◆ Goal ◆
Everything from the first line down to the line containing "const arrowsD = [[8, 2.95, 2.4]];" is to be retyped exactly, both ends included, with pictures left out.

◆ Dataset excerpt ◆
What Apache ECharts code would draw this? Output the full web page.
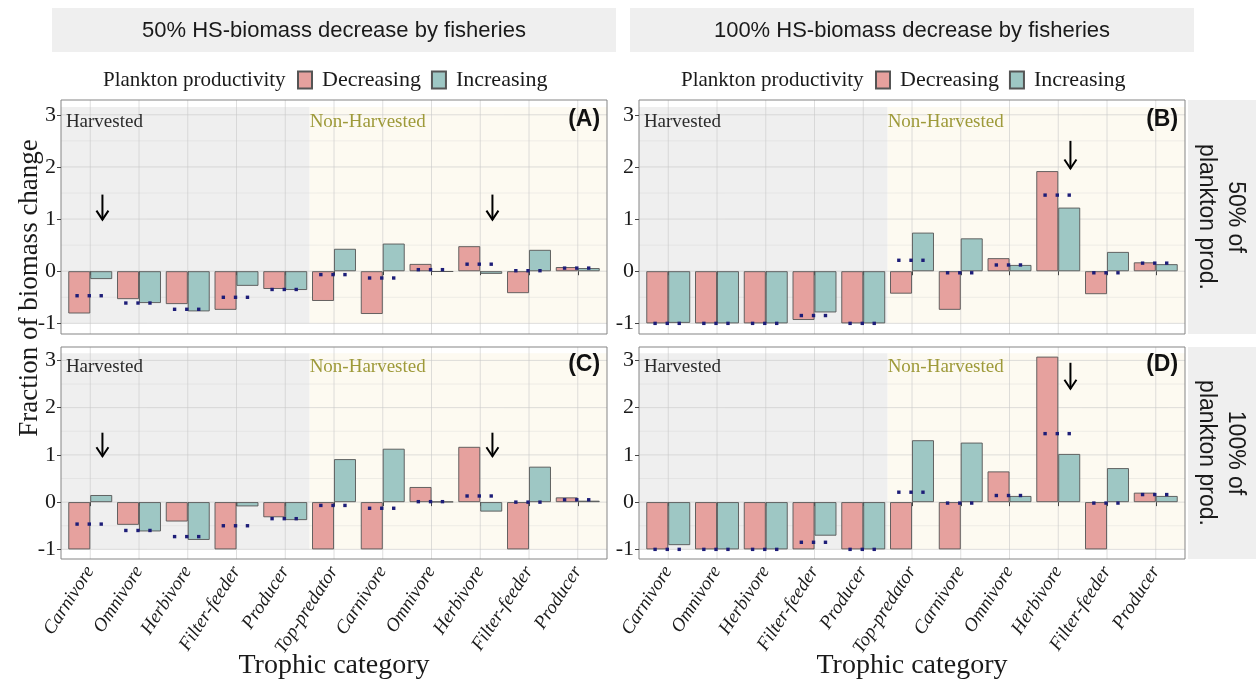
<!DOCTYPE html>
<html><head><meta charset="utf-8">
<script src="https://cdn.jsdelivr.net/npm/echarts@6/dist/echarts.min.js"></script>
<style>html,body{margin:0;padding:0;background:#fff}#c{width:1256px;height:684px}</style>
</head><body><div id="c"></div>
<script>
// ---------------- DATA ----------------
const categories = ['Carnivore','Omnivore','Herbivore','Filter-feeder','Producer','Top-predator','Carnivore','Omnivore','Herbivore','Filter-feeder','Producer'];
const harvestedCount = 5;               // first 5 categories are harvested
const yTicks = [-1, 0, 1, 2, 3];
const yMinor = [-0.5, 0.5, 1.5, 2.5];
const seriesNames = ['Decreasing', 'Increasing'];

// (A) 50% HS decrease, 50% plankton prod.
const decA = [-0.81, -0.535, -0.63, -0.74, -0.34, -0.57, -0.82, 0.14, 0.48, -0.42, 0.08];
const incA = [-0.15, -0.61, -0.77, -0.28, -0.36, 0.43, 0.53, -0.01, -0.05, 0.41, 0.06];
const refA = [-0.47, -0.61, -0.73, -0.50, -0.35, -0.065, -0.13, 0.03, 0.135, 0.01, 0.06];
// (B) 100% HS decrease, 50% plankton prod.
const decB = [-1, -1, -1, -0.935, -1, -0.43, -0.74, 0.25, 1.92, -0.44, 0.17];
const incB = [-0.99, -1, -1, -0.79, -1, 0.74, 0.63, 0.12, 1.22, 0.37, 0.135];
const refB = [-1, -1, -1, -0.85, -1, 0.21, -0.03, 0.12, 1.46, -0.03, 0.155];
// (C) 50% HS decrease, 100% plankton prod.
const decC = [-1, -0.48, -0.41, -1, -0.32, -1, -1, 0.32, 1.17, -1, 0.10];
const incC = [0.15, -0.62, -0.80, -0.09, -0.38, 0.91, 1.13, 0.01, -0.20, 0.75, 0.03];
const refC = [-0.465, -0.60, -0.73, -0.50, -0.35, -0.07, -0.13, 0.01, 0.13, 0.0, 0.05];
// (D) 100% HS decrease, 100% plankton prod.
const decD = [-1, -1, -1, -1, -1, -1, -1, 0.65, 3.08, -1, 0.20];
const incD = [-0.91, -1, -1, -0.71, -1, 1.31, 1.26, 0.13, 1.02, 0.72, 0.13];
const refD = [-1, -1, -1, -0.85, -1, 0.21, -0.02, 0.14, 1.45, -0.02, 0.16];
// arrows: [category index, y from, y to]
const arrowsA = [[0, 1.47, 0.99], [8, 1.47, 0.99]];
const arrowsB = [[8, 2.5, 1.97]];
const arrowsC = [[0, 1.47, 0.97], [8, 1.47, 0.97]];
const arrowsD = [[8, 2.95, 2.4]];

const colTitles = ['50% HS-biomass decrease by fisheries', '100% HS-biomass decrease by fisheries'];
const rowTitles = ['50% of\nplankton prod.', '100% of\nplankton prod.'];
const panelTags = ['(A)', '(B)', '(C)', '(D)'];

// ---------------- STYLE / LAYOUT ----------------
const SERIF = '"Liberation Serif","Times New Roman",serif';
const SANS = '"Liberation Sans",Arial,sans-serif';
const PINK = '#E6A19E', TEAL = '#9EC7C4', EDGE = '#555555';
const Y_MIN = -1.204, Y_MAX = 3.284, SHADE_TOP = 3.15, LABEL_Y = 2.87;
const BW = 48.75;           // band width
const PAD = 0.1 * BW;       // panel expansion beyond band edges
const colX = [61, 639];     // panel left borders
const rowY = [[100, 234], [347, 212]];

const panels = [
  {dec: decA, inc: incA, ref: refA, arrows: arrowsA, col: 0, row: 0},
  {dec: decB, inc: incB, ref: refB, arrows: arrowsB, col: 1, row: 0},
  {dec: decC, inc: incC, ref: refC, arrows: arrowsC, col: 0, row: 1},
  {dec: decD, inc: incD, ref: refD, arrows: arrowsD, col: 1, row: 1}
];

function bgRender(tag) {
  return function (params, api) {
    const cs = params.coordSys;
    const bw = api.size([1, 0])[0];
    const pad = 0.1 * bw;
    const x0 = cs.x - pad, x1 = cs.x + cs.width + pad, y0 = cs.y, y1 = cs.y + cs.height;
    const split = api.coord([harvestedCount - 1, 0])[0] + bw / 2;
    const rTop = api.coord([0, SHADE_TOP])[1], rBot = api.coord([0, -1])[1];
    const ch = [];
    ch.push({type: 'rect', shape: {x: x0, y: y0, width: x1 - x0, height: y1 - y0}, style: {fill: '#ffffff'}});
    ch.push({type: 'rect', shape: {x: x0, y: rTop, width: split - x0, height: rBot - rTop}, style: {fill: '#EFEFEF'}});
    ch.push({type: 'rect', shape: {x: split, y: rTop, width: x1 - split, height: rBot - rTop}, style: {fill: '#FDFAF1'}});
    yMinor.forEach(v => {
      const y = api.coord([0, v])[1];
      ch.push({type: 'line', shape: {x1: x0, y1: y, x2: x1, y2: y}, style: {stroke: 'rgba(200,200,200,0.45)', lineWidth: 0.6}});
    });
    yTicks.forEach(v => {
      const y = api.coord([0, v])[1];
      ch.push({type: 'line', shape: {x1: x0, y1: y, x2: x1, y2: y}, style: {stroke: 'rgba(200,200,200,0.6)', lineWidth: 1}});
    });
    categories.forEach((c, i) => {
      const x = api.coord([i, 0])[0];
      ch.push({type: 'line', shape: {x1: x, y1: y0, x2: x, y2: y1}, style: {stroke: 'rgba(200,200,200,0.6)', lineWidth: 1}});
    });
    const ly = api.coord([0, LABEL_Y])[1];
    ch.push({type: 'text', style: {text: 'Harvested', x: cs.x, y: ly, fill: '#2b2b2b', font: '19px ' + SERIF, align: 'left', verticalAlign: 'middle'}});
    ch.push({type: 'text', style: {text: 'Non-Harvested', x: split, y: ly, fill: '#9E9A3A', font: '19px ' + SERIF, align: 'left', verticalAlign: 'middle'}});
    ch.push({type: 'text', style: {text: tag, x: cs.x + cs.width - 2, y: ly - 2, fill: '#111', font: 'bold 23px ' + SANS, align: 'right', verticalAlign: 'middle'}});
    ch.push({type: 'rect', shape: {x: x0, y: y0, width: x1 - x0, height: y1 - y0}, style: {fill: 'none', stroke: '#858585', lineWidth: 1}});
    return {type: 'group', children: ch};
  };
}

function dotRender(params, api) {
  const c = api.coord([api.value(0), api.value(1)]);
  const bw = api.size([1, 0])[0];
  const offs = [-0.27, -0.02, 0.225];
  return {type: 'group', children: offs.map(o => ({
    type: 'rect', shape: {x: c[0] + o * bw - 1.7, y: c[1] - 1.7, width: 3.4, height: 3.4}, style: {fill: '#1d1d78'}
  }))};
}

function arrowRender(params, api) {
  const bw = api.size([1, 0])[0];
  const i = api.value(0);
  const p0 = api.coord([i, api.value(1)]), p1 = api.coord([i, api.value(2)]);
  const x = p0[0] + 0.25 * bw;
  return {type: 'group', children: [
    {type: 'line', shape: {x1: x, y1: p0[1], x2: x, y2: p1[1]}, style: {stroke: '#000', lineWidth: 2}},
    {type: 'polyline', shape: {points: [[x - 6, p1[1] - 9], [x, p1[1]], [x + 6, p1[1] - 9]]}, style: {stroke: '#000', lineWidth: 2, fill: 'none'}}
  ]};
}

const grid = [], xAxis = [], yAxis = [], series = [];
panels.forEach((p, k) => {
  const left = colX[p.col] + PAD;
  grid.push({left: left, top: rowY[p.row][0], width: 11 * BW, height: rowY[p.row][1], outerBoundsMode: 'none', containLabel: false});
  xAxis.push({
    gridIndex: k, type: 'category', data: categories, boundaryGap: true,
    axisLine: {show: false},
    axisTick: {show: true, interval: 0, alignWithLabel: true, length: 4, lineStyle: {color: '#444'}},
    axisLabel: {show: p.row === 1, interval: 0, rotate: 57, fontStyle: 'italic', fontFamily: SERIF, fontSize: 19, color: '#1a1a1a', margin: 9},
    splitLine: {show: false}
  });
  yAxis.push({
    gridIndex: k, type: 'value', min: Y_MIN, max: Y_MAX, offset: PAD,
    axisLine: {show: false},
    axisTick: {show: true, length: 4, customValues: yTicks, lineStyle: {color: '#444'}},
    axisLabel: {customValues: yTicks, fontFamily: SERIF, fontSize: 22, color: '#1a1a1a', margin: 5},
    splitLine: {show: false}
  });
  series.push({type: 'custom', xAxisIndex: k, yAxisIndex: k, data: [[0, 0]], encode: {x: 0, y: 1}, z: 0, silent: true, clip: false, renderItem: bgRender(panelTags[k])});
  series.push({type: 'bar', name: seriesNames[0], xAxisIndex: k, yAxisIndex: k, data: p.dec, barWidth: '45%', barGap: '0%', z: 2, silent: true,
    itemStyle: {color: PINK, borderColor: EDGE, borderWidth: 0.9}});
  series.push({type: 'bar', name: seriesNames[1], xAxisIndex: k, yAxisIndex: k, data: p.inc, barWidth: '45%', barGap: '0%', z: 2, silent: true,
    itemStyle: {color: TEAL, borderColor: EDGE, borderWidth: 0.9}});
  series.push({type: 'custom', xAxisIndex: k, yAxisIndex: k, data: p.ref.map((v, i) => [i, v]), encode: {x: 0, y: 1}, z: 3, silent: true, clip: false, renderItem: dotRender});
  series.push({type: 'custom', xAxisIndex: k, yAxisIndex: k, data: p.arrows, encode: {x: 0, y: [1, 2]}, z: 4, silent: true, clip: false, renderItem: arrowRender});
});

const legendBase = {data: seriesNames, top: 69, padding: 0, itemWidth: 14, itemHeight: 17, itemGap: 10, icon: 'rect', selectedMode: false,
  textStyle: {fontFamily: SERIF, fontSize: 22, color: '#1a1a1a', padding: [0, 0, 0, 5]}};
const legend = [Object.assign({}, legendBase, {left: 297}), Object.assign({}, legendBase, {left: 875})];

const graphic = [];
colTitles.forEach((t, j) => {
  const cx = colX[j] + 273;
  graphic.push({type: 'rect', left: cx - 282, top: 8, shape: {width: 564, height: 44}, style: {fill: '#EFEFEF'}, silent: true});
  graphic.push({type: 'text', x: cx, y: 31, style: {text: t, font: '22px ' + SANS, fill: '#1a1a1a', align: 'center', verticalAlign: 'middle'}, silent: true});
  graphic.push({type: 'text', x: colX[j] + 42, y: 80, style: {text: 'Plankton productivity', font: '21px ' + SERIF, fill: '#1a1a1a', align: 'left', verticalAlign: 'middle'}, silent: true});
  graphic.push({type: 'text', x: cx, y: 666, style: {text: 'Trophic category', font: '28px ' + SERIF, fill: '#1a1a1a', align: 'center', verticalAlign: 'middle'}, silent: true});
});
rowTitles.forEach((t, r) => {
  graphic.push({type: 'rect', left: 1188, top: rowY[r][0], shape: {width: 68, height: rowY[r][1]}, style: {fill: '#EFEFEF'}, silent: true});
  graphic.push({type: 'text', x: 1221, y: rowY[r][0] + rowY[r][1] / 2, rotation: -Math.PI / 2,
    style: {text: t, font: '23px ' + SANS, fill: '#1a1a1a', align: 'center', verticalAlign: 'middle', lineHeight: 29}, silent: true});
});
graphic.push({type: 'text', x: 30, y: 288, rotation: Math.PI / 2,
  style: {text: 'Fraction of biomass change', font: '27px ' + SERIF, fill: '#1a1a1a', align: 'center', verticalAlign: 'middle'}, silent: true});

const chart = echarts.init(document.getElementById('c'), null, {renderer: 'canvas'});
chart.setOption({animation: false, backgroundColor: '#ffffff', grid, xAxis, yAxis, series, legend, graphic});
</script></body></html>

◆ Exercise solution ◆
What Apache ECharts code would draw this? Output the full web page.
<!DOCTYPE html>
<html><head><meta charset="utf-8">
<script src="https://cdn.jsdelivr.net/npm/echarts@6/dist/echarts.min.js"></script>
<style>html,body{margin:0;padding:0;background:#fff}#c{width:1256px;height:684px}</style>
</head><body><div id="c"></div>
<script>
// ---------------- DATA ----------------
const categories = ['Carnivore','Omnivore','Herbivore','Filter-feeder','Producer','Top-predator','Carnivore','Omnivore','Herbivore','Filter-feeder','Producer'];
const harvestedCount = 5;               // first 5 categories are harvested
const yTicks = [-1, 0, 1, 2, 3];
const yMinor = [-0.5, 0.5, 1.5, 2.5];
const seriesNames = ['Decreasing', 'Increasing'];

// (A) 50% HS decrease, 50% plankton prod.
const decA = [-0.81, -0.535, -0.63, -0.74, -0.34, -0.57, -0.82, 0.14, 0.48, -0.42, 0.08];
const incA = [-0.15, -0.61, -0.77, -0.28, -0.36, 0.43, 0.53, -0.01, -0.05, 0.41, 0.06];
const refA = [-0.47, -0.61, -0.73, -0.50, -0.35, -0.065, -0.13, 0.03, 0.135, 0.01, 0.06];
// (B) 100% HS decrease, 50% plankton prod.
const decB = [-1, -1, -1, -0.935, -1, -0.43, -0.74, 0.25, 1.92, -0.44, 0.17];
const incB = [-0.99, -1, -1, -0.79, -1, 0.74, 0.63, 0.12, 1.22, 0.37, 0.135];
const refB = [-1, -1, -1, -0.85, -1, 0.21, -0.03, 0.12, 1.46, -0.03, 0.155];
// (C) 50% HS decrease, 100% plankton prod.
const decC = [-1, -0.48, -0.41, -1, -0.32, -1, -1, 0.32, 1.17, -1, 0.10];
const incC = [0.15, -0.62, -0.80, -0.09, -0.38, 0.91, 1.13, 0.01, -0.20, 0.75, 0.03];
const refC = [-0.465, -0.60, -0.73, -0.50, -0.35, -0.07, -0.13, 0.01, 0.13, 0.0, 0.05];
// (D) 100% HS decrease, 100% plankton prod.
const decD = [-1, -1, -1, -1, -1, -1, -1, 0.65, 3.08, -1, 0.20];
const incD = [-0.91, -1, -1, -0.71, -1, 1.31, 1.26, 0.13, 1.02, 0.72, 0.13];
const refD = [-1, -1, -1, -0.85, -1, 0.21, -0.02, 0.14, 1.45, -0.02, 0.16];
// arrows: [category index, y from, y to]
const arrowsA = [[0, 1.47, 0.99], [8, 1.47, 0.99]];
const arrowsB = [[8, 2.5, 1.97]];
const arrowsC = [[0, 1.47, 0.97], [8, 1.47, 0.97]];
const arrowsD = [[8, 2.95, 2.4]];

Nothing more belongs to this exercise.